▸ Exercise directions
Scan the entries and tally the lines that include the string "chart". Reply with the figure alone.

▸ Task material
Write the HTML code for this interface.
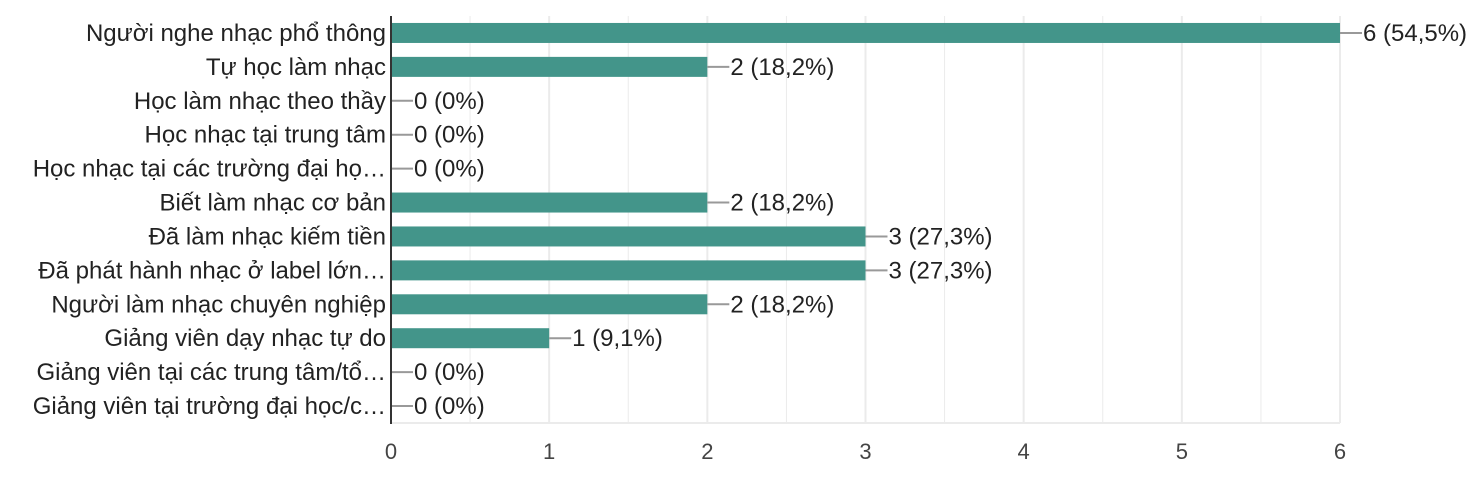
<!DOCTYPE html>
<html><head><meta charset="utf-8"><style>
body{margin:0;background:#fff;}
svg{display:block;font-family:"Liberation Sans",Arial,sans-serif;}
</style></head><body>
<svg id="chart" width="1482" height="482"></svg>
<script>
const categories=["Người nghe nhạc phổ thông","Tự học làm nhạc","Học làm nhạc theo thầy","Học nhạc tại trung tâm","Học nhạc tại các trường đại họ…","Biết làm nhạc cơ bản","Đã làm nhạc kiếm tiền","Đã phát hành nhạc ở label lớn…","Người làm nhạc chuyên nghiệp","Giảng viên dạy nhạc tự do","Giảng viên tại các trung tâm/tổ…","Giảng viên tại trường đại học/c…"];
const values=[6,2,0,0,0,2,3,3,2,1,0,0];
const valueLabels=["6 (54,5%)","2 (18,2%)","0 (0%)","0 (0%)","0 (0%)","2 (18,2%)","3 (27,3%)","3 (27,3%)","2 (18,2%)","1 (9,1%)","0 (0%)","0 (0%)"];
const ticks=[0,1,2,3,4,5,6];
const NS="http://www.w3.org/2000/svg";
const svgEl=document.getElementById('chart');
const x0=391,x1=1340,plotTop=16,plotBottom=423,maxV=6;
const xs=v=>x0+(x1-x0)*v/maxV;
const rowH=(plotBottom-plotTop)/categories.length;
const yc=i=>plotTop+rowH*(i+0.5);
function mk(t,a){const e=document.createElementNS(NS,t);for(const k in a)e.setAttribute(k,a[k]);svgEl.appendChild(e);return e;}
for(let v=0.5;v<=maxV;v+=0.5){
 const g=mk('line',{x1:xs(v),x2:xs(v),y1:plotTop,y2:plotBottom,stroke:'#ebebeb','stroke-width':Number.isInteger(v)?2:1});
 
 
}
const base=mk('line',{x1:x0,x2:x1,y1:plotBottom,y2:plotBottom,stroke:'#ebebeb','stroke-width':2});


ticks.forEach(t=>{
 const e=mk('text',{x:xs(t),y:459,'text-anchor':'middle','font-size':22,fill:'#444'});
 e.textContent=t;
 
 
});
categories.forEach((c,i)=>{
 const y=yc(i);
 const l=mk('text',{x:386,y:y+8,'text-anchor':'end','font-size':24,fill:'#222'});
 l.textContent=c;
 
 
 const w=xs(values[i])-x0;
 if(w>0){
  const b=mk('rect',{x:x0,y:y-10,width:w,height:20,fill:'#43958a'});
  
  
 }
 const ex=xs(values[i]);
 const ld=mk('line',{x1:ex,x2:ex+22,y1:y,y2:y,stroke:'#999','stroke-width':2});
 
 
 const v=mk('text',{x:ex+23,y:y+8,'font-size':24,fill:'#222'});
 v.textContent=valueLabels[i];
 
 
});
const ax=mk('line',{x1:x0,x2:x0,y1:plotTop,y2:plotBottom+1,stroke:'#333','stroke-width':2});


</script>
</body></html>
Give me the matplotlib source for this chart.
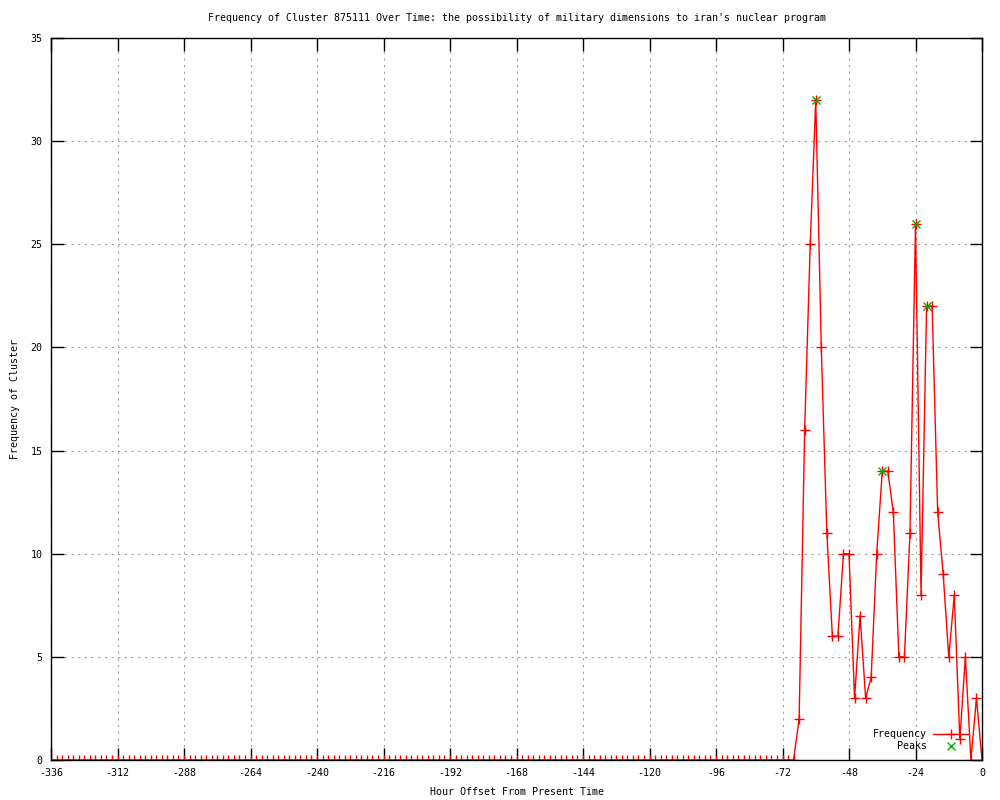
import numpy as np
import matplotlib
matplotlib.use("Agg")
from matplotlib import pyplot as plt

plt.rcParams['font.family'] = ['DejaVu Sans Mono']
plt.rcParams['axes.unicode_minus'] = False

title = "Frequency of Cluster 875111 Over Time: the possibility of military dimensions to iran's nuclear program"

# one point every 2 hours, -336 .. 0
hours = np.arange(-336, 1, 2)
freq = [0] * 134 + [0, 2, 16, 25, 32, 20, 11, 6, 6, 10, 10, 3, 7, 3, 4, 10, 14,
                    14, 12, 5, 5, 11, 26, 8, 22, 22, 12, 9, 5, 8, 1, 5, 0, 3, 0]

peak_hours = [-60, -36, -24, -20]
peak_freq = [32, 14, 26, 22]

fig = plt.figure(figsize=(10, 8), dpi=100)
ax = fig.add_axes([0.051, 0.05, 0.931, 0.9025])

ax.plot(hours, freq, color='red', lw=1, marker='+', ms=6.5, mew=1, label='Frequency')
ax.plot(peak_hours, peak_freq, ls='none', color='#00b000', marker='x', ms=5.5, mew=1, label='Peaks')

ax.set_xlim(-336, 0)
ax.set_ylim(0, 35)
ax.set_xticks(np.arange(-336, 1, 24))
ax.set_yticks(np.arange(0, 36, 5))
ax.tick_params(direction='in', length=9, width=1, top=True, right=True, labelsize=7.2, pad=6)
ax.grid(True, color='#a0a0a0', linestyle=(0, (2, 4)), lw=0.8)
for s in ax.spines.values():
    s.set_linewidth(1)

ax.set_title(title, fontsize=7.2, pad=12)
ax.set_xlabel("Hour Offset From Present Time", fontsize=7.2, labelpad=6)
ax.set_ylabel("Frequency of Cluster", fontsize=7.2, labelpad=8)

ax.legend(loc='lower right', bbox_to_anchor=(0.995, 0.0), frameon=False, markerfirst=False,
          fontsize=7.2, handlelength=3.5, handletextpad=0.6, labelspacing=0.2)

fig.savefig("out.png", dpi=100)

▸ Solved problem
3